Dan Rayburn says, "It's not always about, let's push out better quality. It's what defines a user experience. We're also seeing technologies that provide immediate benefits, like voice control. And voice control is not something you hear a ton about. I think many consumers take that for granted. However, it was interesting to have Hulu and Amazon on my stage at one time, talking about consumers who were consuming three to four times more Hulu content than those who weren't using voice control. And that's an interesting point. Why is that happening? Well, simple, easy to use. Consumers want something easy. If it's easy, they'll use it more. I think the future is more in voice control than machine learning or AI."
While improving the quality and accessibility of streaming services on mobile and TV will be a priority in the coming years, we are starting to see that this is just the beginning of the streaming revolution. Industry leaders are already working on the next frontier of streaming, video games. The goal is to stream entire games as easily as you stream a show on Netflix.
Today, while most games allow for online social interaction, each requires players to download huge files, like maps, characters, props, and textures, all stored locally on their system.

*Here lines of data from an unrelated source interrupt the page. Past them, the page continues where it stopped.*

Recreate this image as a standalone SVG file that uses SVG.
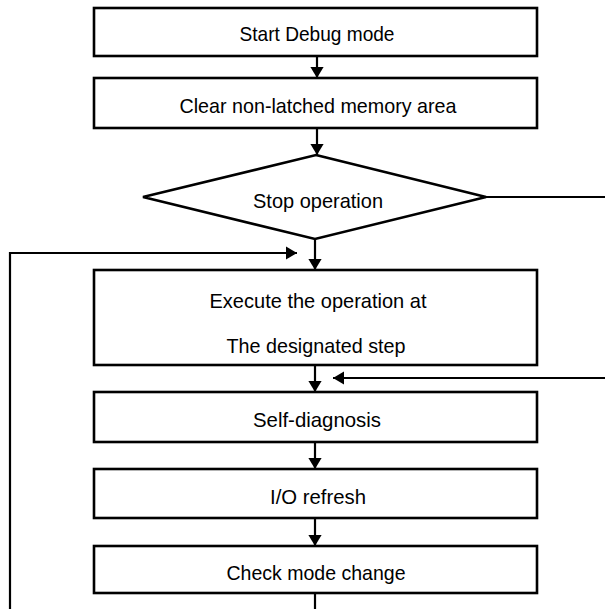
<svg xmlns="http://www.w3.org/2000/svg" width="605" height="609" viewBox="0 0 605 609">
<defs>
<marker id="ah" viewBox="0 0 10 12" refX="10" refY="6" markerWidth="5.5" markerHeight="6" markerUnits="strokeWidth" orient="auto">
<path d="M0,0 L10,6 L0,12 Z" fill="#000"/>
</marker>
<style>
.b{fill:#fff;stroke:#000;stroke-width:2.6}
.t{font-family:"Liberation Sans",Arial,sans-serif;font-size:21px;fill:#000;text-anchor:middle;dominant-baseline:central}
.c{fill:none;stroke:#000;stroke-width:2.2}
</style>
</defs>
<rect width="605" height="609" fill="#fff"/>
<g id="connectors">
<line class="c" x1="317" y1="56" x2="317" y2="78" marker-end="url(#ah)"/>
<line class="c" x1="317" y1="128" x2="317" y2="155" marker-end="url(#ah)"/>
<line class="c" x1="486" y1="197" x2="605" y2="197"/>
<line class="c" x1="315" y1="239" x2="315" y2="270" marker-end="url(#ah)"/>
<polyline class="c" points="10,609 10,253 297,253" marker-end="url(#ah)"/>
<line class="c" x1="315" y1="365" x2="315" y2="392" marker-end="url(#ah)"/>
<line class="c" x1="605" y1="378" x2="333" y2="378" marker-end="url(#ah)"/>
<line class="c" x1="315" y1="442" x2="315" y2="469" marker-end="url(#ah)"/>
<line class="c" x1="315" y1="518" x2="315" y2="546" marker-end="url(#ah)"/>
<line class="c" x1="315" y1="593" x2="315" y2="609"/>
</g>
<g id="start"><rect class="b" x="94" y="8" width="443" height="48"/><text class="t" x="317" y="33" textLength="155" lengthAdjust="spacingAndGlyphs">Start Debug mode</text></g>
<g id="clear"><rect class="b" x="94" y="78" width="443" height="50"/><text class="t" x="318" y="105" textLength="277" lengthAdjust="spacingAndGlyphs">Clear non-latched memory area</text></g>
<g id="stop"><polygon class="b" points="316,155 486,197 315,239 143,197"/><text class="t" x="318" y="200" textLength="130" lengthAdjust="spacingAndGlyphs">Stop operation</text></g>
<g id="execute"><rect class="b" x="94" y="270" width="443" height="95"/><text class="t" x="318" y="300" textLength="217" lengthAdjust="spacingAndGlyphs">Execute the operation at</text><text class="t" x="316" y="345" textLength="179" lengthAdjust="spacingAndGlyphs">The designated step</text></g>
<g id="selfdiag"><rect class="b" x="94" y="392" width="443" height="50"/><text class="t" x="317" y="419" textLength="128" lengthAdjust="spacingAndGlyphs">Self-diagnosis</text></g>
<g id="io"><rect class="b" x="94" y="469" width="443" height="49"/><text class="t" x="318" y="496" textLength="96" lengthAdjust="spacingAndGlyphs">I/O refresh</text></g>
<g id="check"><rect class="b" x="94" y="546" width="443" height="47"/><text class="t" x="316" y="572" textLength="179" lengthAdjust="spacingAndGlyphs">Check mode change</text></g>
</svg>
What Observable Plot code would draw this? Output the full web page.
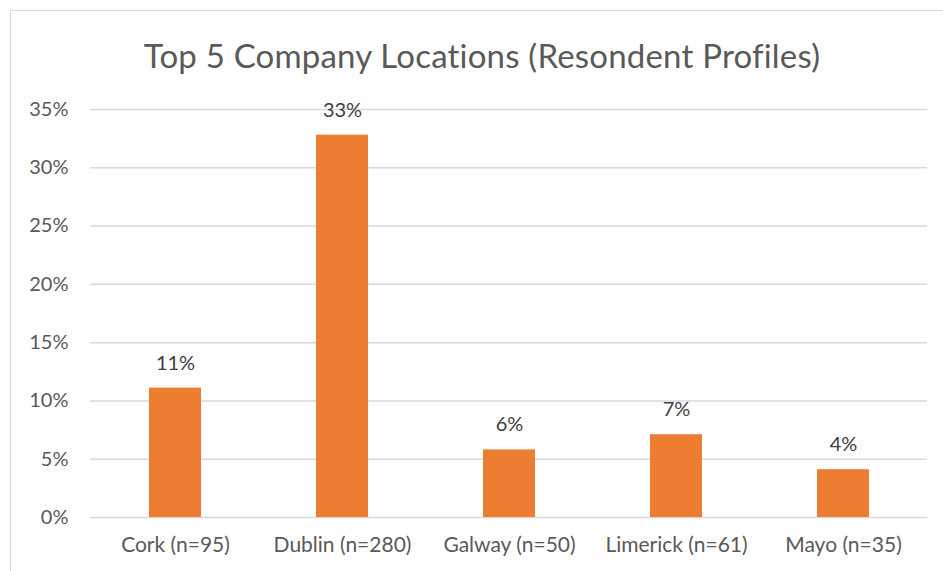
<!DOCTYPE html>
<html>
<head>
<meta charset="utf-8">
<script src="https://cdn.jsdelivr.net/npm/d3@7"></script>
<script src="https://cdn.jsdelivr.net/npm/@observablehq/plot@0.6"></script>
<style>
  html, body { margin: 0; padding: 0; background: #fff; overflow: hidden; }
  #wrap { position: relative; width: 943px; height: 571px; font-family: Lato, "Open Sans", sans-serif; }
  #frame { position: absolute; left: 10px; top: 10px; width: 1000px; height: 1000px; border: 1.5px solid #d9d9d9; box-sizing: border-box; }
  #title { position: absolute; left: 0; width: 964px; top: 35px; text-align: center; font-size: 33px; color: #595959; line-height: 40px; letter-spacing: 0.2px; }
  #chart { position: absolute; left: 0; top: 0; }
</style>
</head>
<body>
<div id="wrap">
  <div id="frame"></div>
  <div id="title">Top 5 Company Locations (Resondent Profiles)</div>
  <div id="chart"></div>
</div>
<script>
const categories = ["Cork (n=95)", "Dublin (n=280)", "Galway (n=50)", "Limerick (n=61)", "Mayo (n=35)"];
const shares = [0.111, 0.328, 0.058, 0.071, 0.041];
const yTicks = [0, 0.05, 0.10, 0.15, 0.20, 0.25, 0.30, 0.35];

const data = categories.map((c, i) => ({category: c, share: shares[i]}));
const pct = d3.format(".0%");

const chart = Plot.plot({
  width: 943,
  height: 571,
  marginLeft: 90,
  marginRight: 16,
  marginTop: 109,
  marginBottom: 54,
  style: {fontFamily: "Lato, 'Open Sans', sans-serif", fontSize: "20px", color: "#595959", background: "transparent"},
  x: {domain: categories, paddingInner: 0.69, paddingOuter: 0.345, label: null},
  y: {domain: [0, 0.35], label: null},
  marks: [
    Plot.gridY(yTicks, {stroke: "#d9d9d9", strokeOpacity: 1, strokeWidth: 1.5}),
    Plot.axisY(yTicks, {tickFormat: pct, tickSize: 0, tickPadding: 22, fontSize: 20, fill: "#595959", label: null}),
    Plot.axisX({tickSize: 0, tickPadding: 20, fontSize: 21, fill: "#595959", label: null}),
    Plot.barY(data, {x: "category", y: "share", fill: "#ED7D31"}),
    Plot.text(data, {x: "category", y: "share", text: d => pct(d.share), dy: -25, fontSize: 20, fill: "#404040"})
  ]
});
document.getElementById("chart").appendChild(chart);
</script>
</body>
</html>
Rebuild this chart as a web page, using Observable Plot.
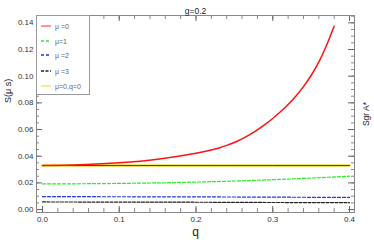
<!DOCTYPE html>
<html><head><meta charset="utf-8">
<script src="https://cdn.jsdelivr.net/npm/d3@7"></script>
<script src="https://cdn.jsdelivr.net/npm/@observablehq/plot@0.6"></script>
<style>
body{margin:0;background:#fff;font-family:"Liberation Sans",Arial,sans-serif;}
#wrap{position:relative;width:374px;height:243px;}
#legend{position:absolute;left:36px;top:15px;width:54px;height:80px;background:#fff;border:1px solid #999;box-sizing:border-box;font-size:7px;color:#666;}
#legend .row{position:absolute;left:4px;height:10px;display:flex;align-items:center;}
#legend svg{margin-right:4px;}
</style></head>
<body><div id="wrap"><div id="chart"></div><div id="legend"></div></div>
<script>
const title = "g=0.2";
const xLabel = "q";
const yLabel = "S(μ s)";
const rightLabel = "Sgr A*";
const xTicks = [0.0, 0.1, 0.2, 0.3, 0.4];
const yTicks = [0.00, 0.02, 0.04, 0.06, 0.08, 0.10, 0.12, 0.14];

const qRed = [0, 0.05, 0.1, 0.15, 0.2, 0.21, 0.22, 0.23, 0.24, 0.25, 0.26, 0.27, 0.28, 0.29, 0.30, 0.31, 0.32, 0.33, 0.34, 0.35, 0.36, 0.37, 0.38];
const sRed = [0.0330, 0.0336, 0.0351, 0.0378, 0.0422, 0.0433, 0.0446, 0.0462, 0.0481, 0.0503, 0.0530, 0.0562, 0.0598, 0.0638, 0.0683, 0.0733, 0.0788, 0.0850, 0.0922, 0.1005, 0.1105, 0.1230, 0.1375];
const qLin = [0, 0.1, 0.2, 0.3, 0.4];
const sMu1 = [0.0192, 0.0196, 0.0206, 0.0224, 0.0250];
const sMu2 = [0.0097, 0.0096, 0.0095, 0.0093, 0.0091];
const sMu3 = [0.0057, 0.0056, 0.0055, 0.0053, 0.0052];
const sQ0 = [0.0330, 0.0330, 0.0330, 0.0330, 0.0330];
const legendLabels = ["μ =0", "μ=1", "μ =2", "μ =3", "μ=0,q=0"];

const series = [
  {label: legendLabels[0], q: qRed, s: sRed, color: "#ff1111", dash: null, w: 1.5},
  {label: legendLabels[1], q: qLin, s: sMu1, color: "#22ee22", dash: "3,2", w: 1.2},
  {label: legendLabels[2], q: qLin, s: sMu2, color: "#2233ee", dash: "3,2", w: 1.2},
  {label: legendLabels[3], q: qLin, s: sMu3, color: "#222222", dash: "3,1.5", w: 1.2},
  {label: legendLabels[4], q: qLin, s: sQ0, color: "#f0e040", dash: null, w: 2.2}
];
const toRows = s => s.q.map((q, i) => ({q, s: s.s[i]}));

const minorX = d3.range(0, 0.4001, 0.02);
const minorY = d3.range(0, 0.1451, 0.005);
const W = 374, H = 243, mt = 15, mb = 31, ml = 36, mr = 20;
const fh = H - mt - mb, fw = W - ml - mr;

const marks = [];
marks.push(Plot.line(toRows(series[4]), {x: "q", y: "s", stroke: series[4].color, strokeWidth: 2.4}));
marks.push(Plot.line(toRows(series[4]), {x: "q", y: "s", stroke: "#3a3300", strokeWidth: 0.9}));
for (const s of [series[3], series[2], series[1], series[0]]) {
  marks.push(Plot.line(toRows(s), {x: "q", y: "s", stroke: s.color, strokeWidth: s.w, strokeDasharray: s.dash, curve: "monotone-x"}));
}
marks.push(Plot.tickX(minorX, {x: d => d, insetTop: fh - 4, stroke: "#888"}));
marks.push(Plot.tickX(minorX, {x: d => d, insetBottom: fh - 4, stroke: "#888"}));
marks.push(Plot.tickY(minorY, {y: d => d, insetRight: fw - 3, stroke: "#888"}));
marks.push(Plot.tickY(minorY, {y: d => d, insetLeft: fw - 3, stroke: "#888"}));
marks.push(Plot.tickX(xTicks, {x: d => d, insetTop: fh - 6, stroke: "#666"}));
marks.push(Plot.tickX(xTicks, {x: d => d, insetBottom: fh - 6, stroke: "#666"}));
marks.push(Plot.tickY(yTicks, {y: d => d, insetRight: fw - 6, stroke: "#666"}));
marks.push(Plot.tickY(yTicks, {y: d => d, insetLeft: fw - 6, stroke: "#666"}));
marks.push(Plot.axisX({ticks: xTicks, tickSize: 0, tickPadding: 4, tickFormat: d3.format(".1f"), label: null, fontSize: 8, color: "#333"}));
marks.push(Plot.axisY({ticks: yTicks, tickSize: 0, tickPadding: 3, tickFormat: d3.format(".2f"), label: null, fontSize: 8, color: "#333"}));
marks.push(Plot.frame({stroke: "#888"}));
marks.push(Plot.text([title], {text: d => d, frameAnchor: "top", dy: -8, fontSize: 8.5, fill: "#222"}));
marks.push(Plot.text([xLabel], {text: d => d, frameAnchor: "bottom", dy: 15, lineAnchor: "top", fontSize: 12, fill: "#222"}));
marks.push(Plot.text([yLabel], {text: d => d, frameAnchor: "left", dx: -28, dy: -11, rotate: -90, fontSize: 9, fill: "#222"}));
marks.push(Plot.text([rightLabel], {text: d => d, frameAnchor: "right", dx: 12, dy: -12, rotate: -90, fontSize: 8.5, fill: "#222"}));

const chart = Plot.plot({
  width: W, height: H,
  marginTop: mt, marginBottom: mb, marginLeft: ml, marginRight: mr,
  style: {fontFamily: "Liberation Sans, Arial, sans-serif", background: "#fff"},
  x: {domain: [-0.0078, 0.4065]},
  y: {domain: [-0.0022, 0.1455]},
  marks
});
document.getElementById("chart").appendChild(chart);

const lg = document.getElementById("legend");
const rowTops = [5, 20, 34, 50, 65];
series.forEach((s, i) => {
  const row = document.createElement("div");
  row.className = "row";
  row.style.top = rowTops[i] + "px";
  const dash = s.dash ? `stroke-dasharray="${s.dash}"` : "";
  const sw = i === 4 ? 1.2 : 1.3;
  row.innerHTML = `<svg width="10" height="4"><line x1="0" y1="2" x2="10" y2="2" stroke="${s.color}" stroke-width="${sw}" ${dash} stroke-opacity="${i===0?0.7:1}"/></svg><span>${s.label}</span>`;
  lg.appendChild(row);
});
</script></body></html>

Cloud gaming would unleash you from huge downloads and upload files of this kind. Though it would rely on similar underlying technologies, substantial hurdles must be overcome.
Unlike movies, video games generally give each player a different point of view. So, not everyone is looking at the same images. Most games also allow players to make decisions that influence the visuals in somewhat unpredictable ways. Just with that, the technical complexity needed to pull off streaming a video game as opposed to a movie is exponentially greater.
On top of that, gaming requires a super-fast connection that minimizes any perceptible delay between when a player clicks a button and when that corresponding action happens on screen. Companies like Sony and Nvidia have been working on cloud gaming for years.
Google and Microsoft have recently entered the arena with Stadia and xCloud. With their inroads into the internet and infrastructure, there is renewed hope that the industry-wide revolution could be on its way. But this is just the start. Suppose we can build a robust cloud gaming infrastructure. In that case, that could be a stepping stone in taking VR and AR technologies to the levels we've seen only in sci-fi movies. Imagine attending a concert from home or getting a front-row seat to the Super Bowl without having to leave your couch. This would revolutionize the way that we consume sports and entertainment.
Beyond that, it could revolutionize the way we live. Instead of discussing how the volcanic activity works in school, you could put on a headset and walk around a volcano in VR. Instead of going to school or work, we might just put on a VR headset and remote into our digital school or office. At a certain point, we could be in a "Ready Player One"- Esque world where there's a virtual oasis waiting for us with just the tap of a VR headset.
All of that is a long, long way off. However, the technology we've built and refined to stream our favorite shows could one day be the backbone of a much greater system of immersive experiences. As we move closer to a future in which video, video games, and possibly VR will dominate the internet landscape, it's evident that the next frontier for streaming will necessitate a significant amount of new infrastructure and inventiveness.
Fortifying access to reliable broadband internet will be paramount. Making these services affordable will be another challenge. But after we overcome these challenges, streaming's full potential might be fulfilled, making it a technology that would shape our future.